Biotite's non-monotonic effect on fracture toughness: competing mechanisms of elastic mismatch and microcracking

Assessment of fault activity risk is crucial for earthquake disaster prevention and mitigation. Earthquakes originate from rock rupture along faults, which is a process in which the mechanical fracture behavior is significantly influenced by the constituent minerals, particularly weak minerals such as biotite, of the rock. However, the specific effects of biotite content on the fracture mechanics of rocks remain underevaluated. Therefore, in this study, the influence of biotite on the fracture mechanics of gneiss was systematically investigated, and the underlying mechanisms were elucidated. We examined the fracture behavior of gneiss through microscopic three-point bending tests. To analyze the rupture process in depth, crack propagation was captured in real time using an electron microscope coupled with a high-speed camera. Subsequently, digital image correlation (DIC) was used to retrieve strain fields, and postfailure thin sections were analyzed to investigate the fracture mechanisms.
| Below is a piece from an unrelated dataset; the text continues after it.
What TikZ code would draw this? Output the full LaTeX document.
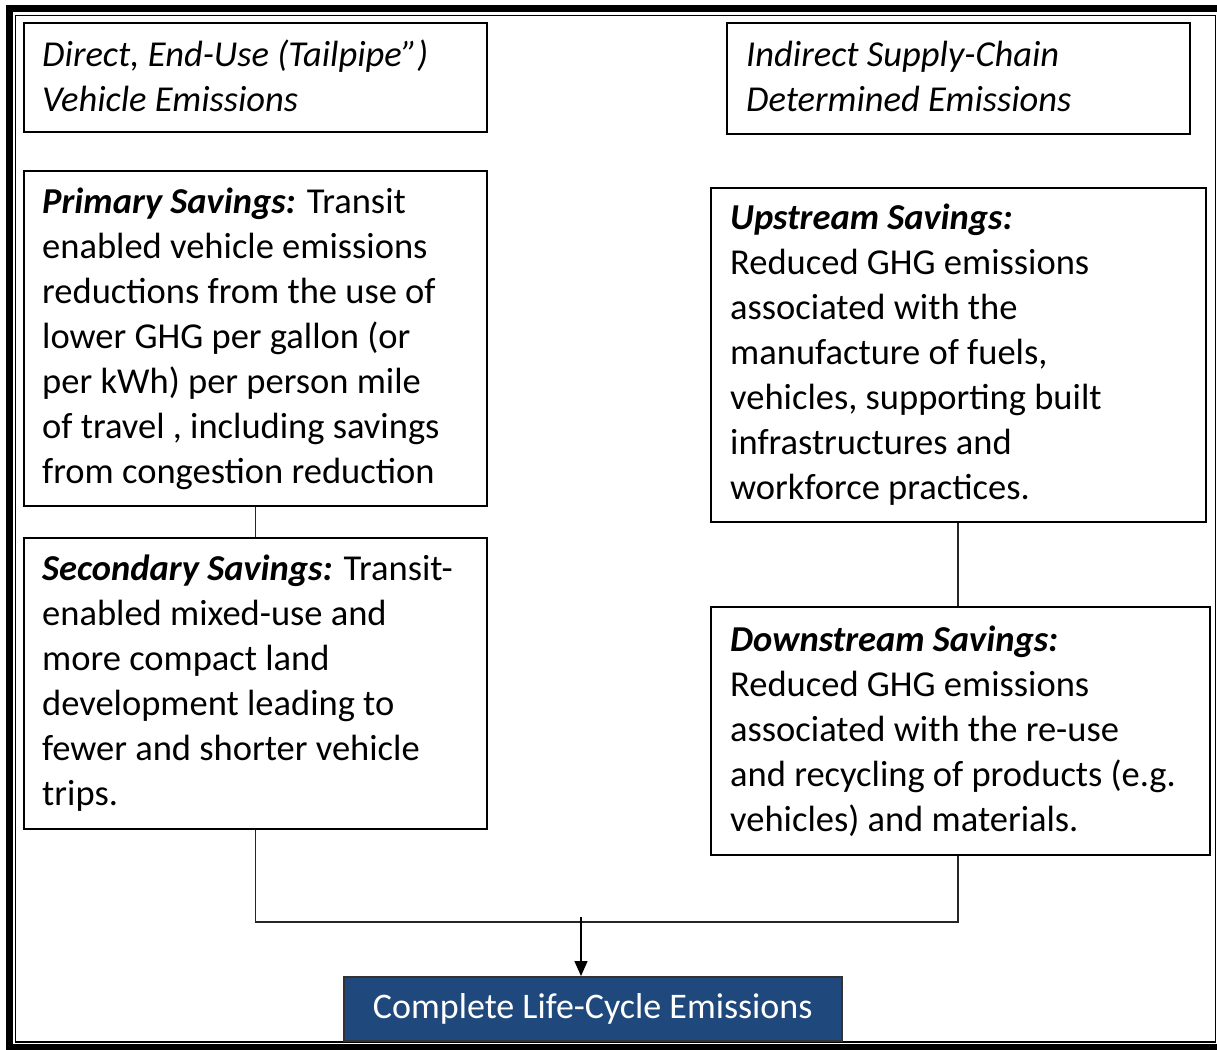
\documentclass[tikz,border=0pt]{standalone}
\usepackage{fontspec}
\setmainfont{Carlito}
\usetikzlibrary{arrows.meta}
\definecolor{lcblue}{HTML}{1F497D}
\begin{document}
\begin{tikzpicture}[x=1pt,y=-1pt,
  box/.style={draw=black, line width=1.8pt, anchor=north west, inner sep=0pt},
  txt/.style={anchor=west, inner sep=0pt, align=left, font=\fontsize{36.5}{45}\selectfont},
  conn/.style={draw=black!85, line width=1.8pt},
  arr/.style={draw=black, line width=1.5pt, -{Triangle[length=15pt,width=13pt]}}]
\useasboundingbox (0,0) rectangle (1217,1049);
\begin{scope}
\clip (0,0) rectangle (1217,1049);
\draw[line width=7pt] (9,8.5) rectangle (1235,1047.5);
\draw[line width=1.3pt] (15.5,15.5) rectangle (1215.5,1042);
\end{scope}
% boxes
\node[box, minimum width=463pt, minimum height=109pt] (a) at (23,22) {};
\node[txt, xshift=19pt, yshift=1.5pt] (ta) at (a.west) {\textit{Direct, End-Use (Tailpipe”)}\\\textit{Vehicle Emissions}};
\node[box, minimum width=463pt, minimum height=111pt] (b) at (726,22) {};
\node[txt, xshift=20pt, yshift=1.5pt] (tb) at (b.west) {\textit{Indirect Supply-Chain}\\\textit{Determined Emissions}};
\node[box, minimum width=463pt, minimum height=335pt] (c) at (23,170) {};
\node[txt, xshift=19pt] (tc) at (c.west) {\textbf{\textit{Primary Savings:}} Transit\\enabled vehicle emissions\\reductions from the use of\\lower GHG per gallon (or\\per kWh) per person mile\\of travel , including savings\\from congestion reduction};
\node[box, minimum width=463pt, minimum height=291pt] (d) at (23,537) {};
\node[txt, xshift=19pt] (td) at (d.west) {\textbf{\textit{Secondary Savings:}} Transit-\\enabled mixed-use and\\more compact land\\development leading to\\fewer and shorter vehicle\\trips.};
\node[box, minimum width=495pt, minimum height=334pt] (e) at (710,187) {};
\node[txt, xshift=20pt] (te) at (e.west) {\textbf{\textit{Upstream Savings:}}\\Reduced GHG emissions\\associated with the\\manufacture of fuels,\\vehicles, supporting built\\infrastructures and\\workforce practices.};
\node[box, minimum width=499pt, minimum height=248pt] (f) at (710,606) {};
\node[txt, xshift=20pt] (tf) at (f.west) {\textbf{\textit{Downstream Savings:}}\\Reduced GHG emissions\\associated with the re-use\\and recycling of products (e.g.\\vehicles) and materials.};
\node[box, fill=lcblue, draw=black!80, line width=1.5pt, minimum width=498pt, minimum height=64pt, text=white, font=\fontsize{36}{40}\selectfont] (g) at (343,976) {Complete Life-Cycle Emissions};
% connectors
\coordinate (j) at (581,922);
\coordinate (jt) at (581,917);
\draw[conn] (c.south) -- (c.south |- d.north);
\draw[conn] (e.south -| 958,0) -- (958,0 |- f.north);
\draw[conn] (d.south) -- (d.south |- j) -- (j -| 958,0) -- (958,0 |- f.south);
\draw[arr] (jt) -- (jt |- g.north);
\end{tikzpicture}
\end{document}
The experimental results indicate that (a) the Mode I fracture toughness of gneiss initially decreases but then increases with increasing biotite content and eventually tends to stabilize, and (b) the crack propagation mode is governed by the distribution of biotite. The mechanisms that underlie the role of biotite are as follows: (a) the elastic mismatch between biotite and brittle minerals induces internal stress concentration, which leads to a reduction in fracture toughness, and (b) the presence of biotite promotes the nucleation of intragranular microcracks within brittle minerals, thereby weakening their resistance to fracture. These findings provide significant insights into the macroscopic processes of fault rupture and seismic activity.